_What needs to be done_
Set down the full listing exactly as given. Any pictures are to be left out.

>> START Dataset section

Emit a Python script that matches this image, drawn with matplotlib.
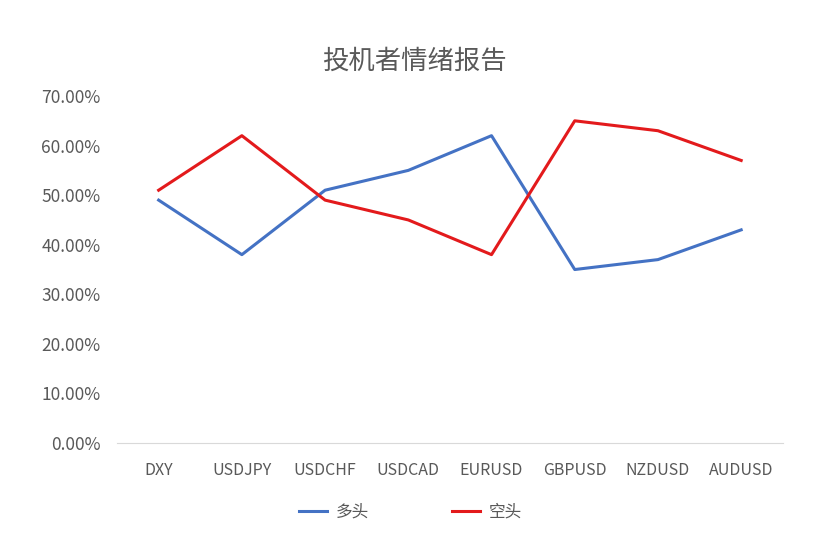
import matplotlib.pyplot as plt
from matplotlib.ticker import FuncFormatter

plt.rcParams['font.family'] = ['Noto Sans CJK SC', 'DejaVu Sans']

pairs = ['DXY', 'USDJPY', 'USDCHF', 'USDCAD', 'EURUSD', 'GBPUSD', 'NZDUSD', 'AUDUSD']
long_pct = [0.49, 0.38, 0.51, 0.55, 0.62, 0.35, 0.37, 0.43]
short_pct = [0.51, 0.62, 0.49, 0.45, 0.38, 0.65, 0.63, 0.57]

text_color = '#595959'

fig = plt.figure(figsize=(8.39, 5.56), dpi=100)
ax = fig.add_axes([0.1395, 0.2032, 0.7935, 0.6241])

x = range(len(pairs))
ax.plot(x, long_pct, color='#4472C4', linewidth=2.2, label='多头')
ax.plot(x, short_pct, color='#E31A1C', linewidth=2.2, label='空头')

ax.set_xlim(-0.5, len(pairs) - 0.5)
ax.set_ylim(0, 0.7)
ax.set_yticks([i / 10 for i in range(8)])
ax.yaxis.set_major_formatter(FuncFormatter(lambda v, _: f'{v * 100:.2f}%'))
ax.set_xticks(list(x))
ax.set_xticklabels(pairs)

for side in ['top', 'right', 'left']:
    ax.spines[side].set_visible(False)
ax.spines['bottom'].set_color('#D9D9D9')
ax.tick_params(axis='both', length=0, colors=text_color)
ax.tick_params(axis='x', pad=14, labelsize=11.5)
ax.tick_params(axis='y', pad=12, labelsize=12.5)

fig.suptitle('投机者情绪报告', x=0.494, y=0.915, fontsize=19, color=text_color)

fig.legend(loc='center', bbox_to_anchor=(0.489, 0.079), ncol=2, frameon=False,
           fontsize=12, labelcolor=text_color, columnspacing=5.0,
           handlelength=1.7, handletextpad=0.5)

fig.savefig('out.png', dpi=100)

>> END Dataset section

_Correct answer_
Emit a Python script that matches this image, drawn with matplotlib.
import matplotlib.pyplot as plt
from matplotlib.ticker import FuncFormatter

plt.rcParams['font.family'] = ['Noto Sans CJK SC', 'DejaVu Sans']

pairs = ['DXY', 'USDJPY', 'USDCHF', 'USDCAD', 'EURUSD', 'GBPUSD', 'NZDUSD', 'AUDUSD']
long_pct = [0.49, 0.38, 0.51, 0.55, 0.62, 0.35, 0.37, 0.43]
short_pct = [0.51, 0.62, 0.49, 0.45, 0.38, 0.65, 0.63, 0.57]

text_color = '#595959'

fig = plt.figure(figsize=(8.39, 5.56), dpi=100)
ax = fig.add_axes([0.1395, 0.2032, 0.7935, 0.6241])

x = range(len(pairs))
ax.plot(x, long_pct, color='#4472C4', linewidth=2.2, label='多头')
ax.plot(x, short_pct, color='#E31A1C', linewidth=2.2, label='空头')

ax.set_xlim(-0.5, len(pairs) - 0.5)
ax.set_ylim(0, 0.7)
ax.set_yticks([i / 10 for i in range(8)])
ax.yaxis.set_major_formatter(FuncFormatter(lambda v, _: f'{v * 100:.2f}%'))
ax.set_xticks(list(x))
ax.set_xticklabels(pairs)

for side in ['top', 'right', 'left']:
    ax.spines[side].set_visible(False)
ax.spines['bottom'].set_color('#D9D9D9')
ax.tick_params(axis='both', length=0, colors=text_color)
ax.tick_params(axis='x', pad=14, labelsize=11.5)
ax.tick_params(axis='y', pad=12, labelsize=12.5)

fig.suptitle('投机者情绪报告', x=0.494, y=0.915, fontsize=19, color=text_color)

fig.legend(loc='center', bbox_to_anchor=(0.489, 0.079), ncol=2, frameon=False,
           fontsize=12, labelcolor=text_color, columnspacing=5.0,
           handlelength=1.7, handletextpad=0.5)

fig.savefig('out.png', dpi=100)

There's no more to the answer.